Embaixador Paulo Roberto de Almeida - Roque de S - Agência Senado
Embaixador Paulo Roberto de AlmeidaRoque de S - Agência Senado
Por Chico Alves
O embaixador Paulo Roberto de Almeida é um dos poucos diplomatas que expõe publicamente a opinião sobre assuntos polêmicos do Itamaraty. Em março, acusou o ministro das Relações Exteriores, Ernesto Araújo, de demiti-lo da presidência do Instituto de Pesquisa de Relações Internacionais por divergências ideológicas, depois que publicou em seu blog pessoal um texto de Fernando Henrique Cardoso. Ao contrário de seus colegas formados no Instituto Rio Branco, ele não tem medo de dizer o que pensa sobre uma possível indicação do deputado Eduardo Bolsonaro à embaixada brasileira nos Estados Unidos. "Ele não tem capacidade nenhuma", disse, em entrevista à BASE:


BASE - Como o sr. avalia a intenção anunciada do presidente Bolsonaro de designar o filho, deputado Eduardo Bolsonaro, para a embaixada brasileira nos Estados Unidos?

Paulo Roberto de Almeida - Está tudo errado desde o início. O fato de o presidente ter anunciado indicar porque ele seria uma boa pessoa, porque fala inglês, fala espanhol, que é amigo dos filhos do Trump, isso é uma ruptura, é uma quebra de padrão diplomático jamais vista na diplomacia brasileira e possivelmente nos anais da diplomacia mundial.


BASE - Qual o padrão a ser seguido?

Paulo Roberto - Em primeiro lugar, isso deve ser mantido em segredo. Deve ser comunicado através de nota secreta a outro país, informando sobre a intenção de designar tal pessoa como representante. Qual o motivo do segredo? O país pode decidir que não quer aquela pessoa. Isso é uma quebra de padrão diplomático, uma grosseria. Ele (presidente Jair Bolsonaro) não tem nenhum sentido de política de Estado, de Relações Internacionais. Trata a presidência como se fosse a sua casa, a sua família, a sua seita. É uma coisa histriônica.


BASE - Além da quebra de sigilo, quais outros problemas dessa possível indicação?

Paulo Roberto - Primeiro, a Constituição proíbe o nepotismo. Nesse caso, seria mais que nepotismo, seria filhotismo. Estaria nomeando o filho para um cargo de alta relevância. Aliás, Marco Aurelio Mello (ministro do STF) disse que isso é nepotismo, não passa. O certo seria pedir o agreement (aprovação) em segredo.

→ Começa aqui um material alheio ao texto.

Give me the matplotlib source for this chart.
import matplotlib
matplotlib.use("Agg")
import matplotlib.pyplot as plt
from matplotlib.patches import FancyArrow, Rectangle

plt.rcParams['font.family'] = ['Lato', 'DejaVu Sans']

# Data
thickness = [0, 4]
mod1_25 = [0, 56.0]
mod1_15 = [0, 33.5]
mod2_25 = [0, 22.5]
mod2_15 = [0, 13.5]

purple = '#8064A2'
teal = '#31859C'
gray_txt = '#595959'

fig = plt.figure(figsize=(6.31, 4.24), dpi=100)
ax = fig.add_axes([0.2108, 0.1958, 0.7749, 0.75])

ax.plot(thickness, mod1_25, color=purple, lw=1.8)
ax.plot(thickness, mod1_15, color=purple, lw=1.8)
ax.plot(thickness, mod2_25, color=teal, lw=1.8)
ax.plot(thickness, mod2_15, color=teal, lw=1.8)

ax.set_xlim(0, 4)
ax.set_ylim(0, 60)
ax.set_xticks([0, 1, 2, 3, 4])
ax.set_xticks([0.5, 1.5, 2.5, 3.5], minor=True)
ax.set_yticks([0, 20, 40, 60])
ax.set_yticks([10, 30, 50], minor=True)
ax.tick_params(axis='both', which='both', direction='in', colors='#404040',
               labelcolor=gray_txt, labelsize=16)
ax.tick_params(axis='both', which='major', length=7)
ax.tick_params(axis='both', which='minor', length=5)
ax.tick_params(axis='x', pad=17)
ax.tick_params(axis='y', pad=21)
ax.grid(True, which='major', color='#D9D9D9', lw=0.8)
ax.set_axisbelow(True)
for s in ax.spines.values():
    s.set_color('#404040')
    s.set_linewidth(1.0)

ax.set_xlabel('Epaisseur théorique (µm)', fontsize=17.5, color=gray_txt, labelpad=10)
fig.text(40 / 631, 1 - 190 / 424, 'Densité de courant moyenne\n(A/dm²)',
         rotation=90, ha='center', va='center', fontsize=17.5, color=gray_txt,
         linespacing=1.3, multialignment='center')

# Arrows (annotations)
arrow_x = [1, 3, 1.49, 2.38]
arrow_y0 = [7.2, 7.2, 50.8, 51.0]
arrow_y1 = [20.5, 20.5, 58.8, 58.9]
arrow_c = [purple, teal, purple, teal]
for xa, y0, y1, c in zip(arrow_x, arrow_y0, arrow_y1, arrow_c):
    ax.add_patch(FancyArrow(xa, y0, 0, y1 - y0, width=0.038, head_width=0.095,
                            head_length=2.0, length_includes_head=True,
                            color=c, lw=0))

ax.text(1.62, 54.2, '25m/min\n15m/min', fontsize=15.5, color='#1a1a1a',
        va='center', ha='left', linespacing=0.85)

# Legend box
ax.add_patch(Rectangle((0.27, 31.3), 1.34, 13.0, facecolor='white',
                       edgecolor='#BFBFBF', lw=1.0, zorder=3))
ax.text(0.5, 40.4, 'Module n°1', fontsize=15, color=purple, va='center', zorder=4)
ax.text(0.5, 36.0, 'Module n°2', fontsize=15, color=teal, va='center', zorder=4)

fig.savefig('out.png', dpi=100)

Se o país aceitar, mandaria ainda em segredo para o Senado a mensagem, porque os senadores podem recusar. Nesse caso você está incorrendo em nepotismo e está quebrando o princípio de confidencialidade.


BASE - Já houve indicação de não-diplomatas para a embaixada brasileira nos Estados Unidos?

Paulo Roberto - No segundo governo Vargas tivemos o almirante Amaral Peixoto, casado com a filha do presidente Getúlio Vargas. Mas era um almirante, tinha ampla experiência. Teve o Walter Moreira Salles, aliás duas vezes. Depois, teve o Juracy Magalhães, aquele que falou que o que é bom para os Estados Unidos é bom para o Brasil.


BASE - O sr. acredita que Eduardo Bolsonaro tem os requisitos para ocupar o posto de embaixador?

Paulo Roberto - Ele disse que esteve nos EUA em intercâmbio há dez anos e fritou hamburger (veja aqui). Imagine qual a capacidade desse cara. Ele passeou com o chapéu de "Trump 2020" duas vezes, ofendeu todos os compatriotas ao falar que os brasileiros ilegais são uma vergonha. Uma vergonha é ele falar uma coisa dessas. Os brasileiros trabalham lá porque não têm oportunidade de trabalhar no Brasil e estão mandando milhões de dólares para cá. Ele não tem nenhuma capacidade. Nenhuma.


BASE - É um problema de formação, então?

Paulo Roberto - Mesmo que ele fosse doutor em qualquer coisa, o simples fato de ser um trumpista fundamentalista já o desqualificaria para o cargo. Não se manda para um país alguém que abertamente faz campanha. Isso é inconstitucional e anticonstitucional. A Constituição tem no artigo 4 o famoso princípio da não-intervenção em assuntos internos de outros países. Imagine que o Trump ano que vem não seja eleito. Qual a cara da nossa diplomacia? A cara do presidente que suceder o Trump? É uma coisa horrível. É ilegal, irregular no plano das relações internacionais e práticas diplomáticas, absolutamente vergonhoso pelo personagem, por tudo. O presidente não tem consciência da sua postura em função de políticas de Estado. Age como se fosse a sua casa.